With a structure like this, it really comes down on the central performances to carry the weight of the movie, and thankfully Wolff and Skarsgård do not disappoint. Wolff plays Briggman very convincingly as a confident military youth, eager to please his superiors but also determined to right the wrongs he sees committed in front of him. It’s a tricky line, but save for a brief crying scene that doesn’t quite land as hard as it should, Wolff straddles it expertly.
Meanwhile, Skarsgård continues what appears to be a recent, relentless streak of scene-stealing roles. A chameleon in his own right, Skarsgård capitalizes on a sociopathic approach to frame Deeks as an informed, hardened commander, effortlessly flipping between a stern-yet-approachable demeanor to that of a disturbingly unflappable psychopath. His dominance over the platoon is all the more legitimized and reinforced by his proof of experience, including tattoos symbolizing his kills and a collection of disembodied fingers.

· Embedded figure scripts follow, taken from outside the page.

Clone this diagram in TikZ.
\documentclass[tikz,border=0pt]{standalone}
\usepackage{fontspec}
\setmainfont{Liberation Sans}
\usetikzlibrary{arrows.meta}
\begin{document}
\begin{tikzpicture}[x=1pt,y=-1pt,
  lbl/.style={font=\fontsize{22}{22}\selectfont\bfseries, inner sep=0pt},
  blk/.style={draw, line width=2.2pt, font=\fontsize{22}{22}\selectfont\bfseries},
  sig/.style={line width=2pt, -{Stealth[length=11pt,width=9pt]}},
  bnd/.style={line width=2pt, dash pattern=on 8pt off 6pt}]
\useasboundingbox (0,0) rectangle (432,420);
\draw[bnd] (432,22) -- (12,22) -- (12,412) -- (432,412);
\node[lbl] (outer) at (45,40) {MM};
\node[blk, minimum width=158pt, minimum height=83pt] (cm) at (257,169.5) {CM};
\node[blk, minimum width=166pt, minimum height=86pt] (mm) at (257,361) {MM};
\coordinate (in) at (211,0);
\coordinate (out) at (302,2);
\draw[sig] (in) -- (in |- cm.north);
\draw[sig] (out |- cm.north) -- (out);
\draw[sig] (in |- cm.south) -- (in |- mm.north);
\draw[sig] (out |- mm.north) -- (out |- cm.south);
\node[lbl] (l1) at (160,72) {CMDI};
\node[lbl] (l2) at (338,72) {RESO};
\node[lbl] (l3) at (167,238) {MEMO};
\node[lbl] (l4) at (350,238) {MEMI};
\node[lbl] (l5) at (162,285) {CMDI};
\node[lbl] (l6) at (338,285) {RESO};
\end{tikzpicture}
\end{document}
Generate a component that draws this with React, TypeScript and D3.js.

While Briggman eventually sees Deeks as the threat he is, it isn’t so obvious to the rest of the platoon who, sometimes gleefully, follow in his dangerous footsteps, resulting in the senseless killings of multiple unarmed Afghani civilians. Finding no help from the country he’s pledged loyalty to, the stakes get higher as Briggman attempts to not only find a way to escape the situation, but to also escape the ever-growing suspicion from his fellow platoon brothers that something is amiss with him. The tension builds to a climax that certainly falls into the film’s bleakest territory, yet could’ve cemented the horror of the situation even further if it wanted to. Being the concise filmmaker he is, Krauss opts to end his story in a very specific place, containing its message and differentiating it from the documentary.
The Kill Team could’ve benefited from a pinch more filmmaking nuance — it’s a pretty straightforward recounting. But in most every other way, it’s an unflinching, heartbreaking look at the tragic events of the Maywand District Murders and the dehumanizing perspectives war brings out on every side, worth a watch for its lead performances alone.